Goal
Set down the data below from its first line to the line holding "import pandas as pd", inclusive; omit all pictures.

— BEGIN Material shown —

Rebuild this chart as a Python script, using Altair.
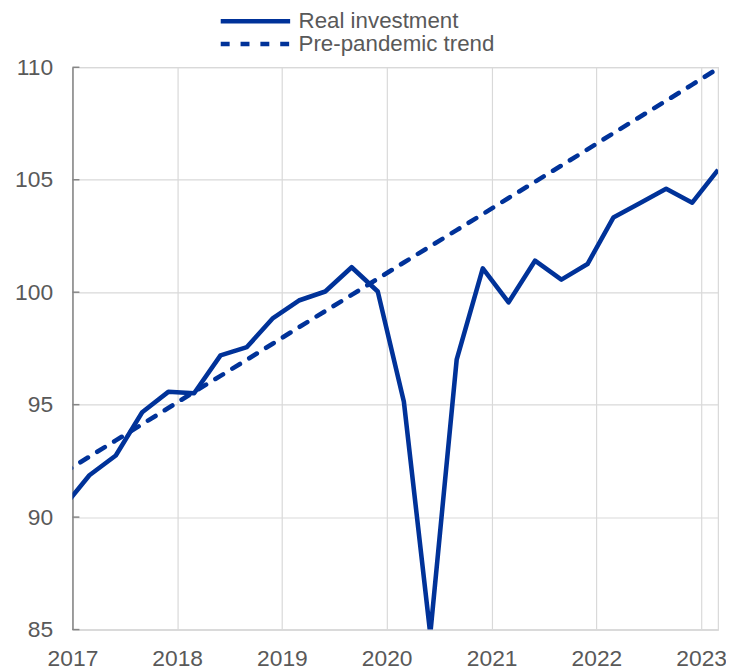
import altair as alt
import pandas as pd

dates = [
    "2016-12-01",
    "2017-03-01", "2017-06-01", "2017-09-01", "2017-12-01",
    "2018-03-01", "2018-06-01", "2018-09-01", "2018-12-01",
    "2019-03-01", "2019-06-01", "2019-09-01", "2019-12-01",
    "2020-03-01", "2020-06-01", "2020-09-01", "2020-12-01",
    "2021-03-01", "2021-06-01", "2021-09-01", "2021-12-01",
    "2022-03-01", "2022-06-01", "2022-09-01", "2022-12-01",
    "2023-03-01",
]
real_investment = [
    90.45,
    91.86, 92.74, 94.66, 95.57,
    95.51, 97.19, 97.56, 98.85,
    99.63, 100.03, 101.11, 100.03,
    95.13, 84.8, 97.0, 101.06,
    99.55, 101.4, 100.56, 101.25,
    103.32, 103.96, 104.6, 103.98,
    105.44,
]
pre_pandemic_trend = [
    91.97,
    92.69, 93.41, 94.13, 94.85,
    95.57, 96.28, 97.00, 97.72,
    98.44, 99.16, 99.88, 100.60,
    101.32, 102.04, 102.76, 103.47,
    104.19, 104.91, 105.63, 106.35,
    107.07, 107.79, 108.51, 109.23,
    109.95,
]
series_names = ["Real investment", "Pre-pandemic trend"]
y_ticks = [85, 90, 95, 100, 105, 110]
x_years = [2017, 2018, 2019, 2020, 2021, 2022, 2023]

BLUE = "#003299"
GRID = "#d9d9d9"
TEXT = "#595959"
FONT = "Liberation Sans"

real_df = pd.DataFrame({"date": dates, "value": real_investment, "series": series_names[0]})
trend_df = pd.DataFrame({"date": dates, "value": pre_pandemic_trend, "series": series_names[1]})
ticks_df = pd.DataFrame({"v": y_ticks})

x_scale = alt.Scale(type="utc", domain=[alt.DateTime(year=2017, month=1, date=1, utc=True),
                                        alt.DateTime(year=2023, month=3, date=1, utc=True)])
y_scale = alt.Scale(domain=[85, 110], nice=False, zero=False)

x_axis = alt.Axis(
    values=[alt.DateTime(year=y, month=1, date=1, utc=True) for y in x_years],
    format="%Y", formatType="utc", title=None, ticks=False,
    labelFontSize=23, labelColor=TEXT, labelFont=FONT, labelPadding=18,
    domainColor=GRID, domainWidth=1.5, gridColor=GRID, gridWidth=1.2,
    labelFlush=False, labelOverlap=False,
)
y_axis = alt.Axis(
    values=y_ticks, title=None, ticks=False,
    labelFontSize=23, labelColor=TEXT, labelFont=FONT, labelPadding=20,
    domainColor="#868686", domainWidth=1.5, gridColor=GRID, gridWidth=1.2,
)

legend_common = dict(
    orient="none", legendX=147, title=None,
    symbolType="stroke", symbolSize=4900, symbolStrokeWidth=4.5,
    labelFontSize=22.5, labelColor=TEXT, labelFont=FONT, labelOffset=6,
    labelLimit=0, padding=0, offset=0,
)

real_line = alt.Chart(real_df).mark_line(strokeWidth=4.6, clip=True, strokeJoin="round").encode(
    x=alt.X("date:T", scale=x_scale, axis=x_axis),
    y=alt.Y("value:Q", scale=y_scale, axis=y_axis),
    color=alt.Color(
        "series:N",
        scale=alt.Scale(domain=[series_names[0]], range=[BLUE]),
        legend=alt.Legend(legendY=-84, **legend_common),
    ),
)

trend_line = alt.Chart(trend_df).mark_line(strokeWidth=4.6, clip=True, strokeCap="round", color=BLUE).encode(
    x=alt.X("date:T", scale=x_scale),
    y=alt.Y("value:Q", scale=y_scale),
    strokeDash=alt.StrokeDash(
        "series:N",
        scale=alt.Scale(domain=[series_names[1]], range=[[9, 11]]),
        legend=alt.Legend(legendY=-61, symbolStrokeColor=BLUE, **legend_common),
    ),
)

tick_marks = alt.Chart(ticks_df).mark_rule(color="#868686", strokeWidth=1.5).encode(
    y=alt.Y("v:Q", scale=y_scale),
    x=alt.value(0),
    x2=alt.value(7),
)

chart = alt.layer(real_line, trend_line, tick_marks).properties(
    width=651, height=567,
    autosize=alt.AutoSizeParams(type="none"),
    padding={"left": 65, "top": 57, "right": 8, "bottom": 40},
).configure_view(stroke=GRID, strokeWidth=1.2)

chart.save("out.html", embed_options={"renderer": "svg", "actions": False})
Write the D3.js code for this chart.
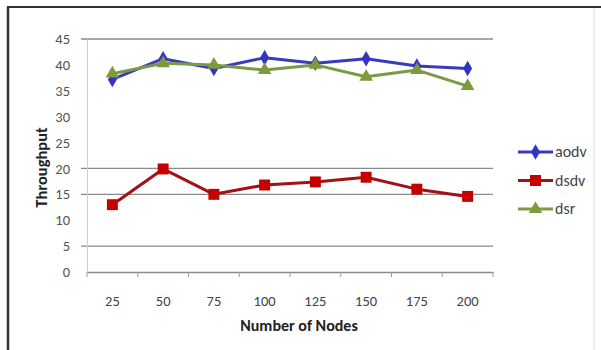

— END Material shown —

Solved problem
Rebuild this chart as a Python script, using Altair.
import altair as alt
import pandas as pd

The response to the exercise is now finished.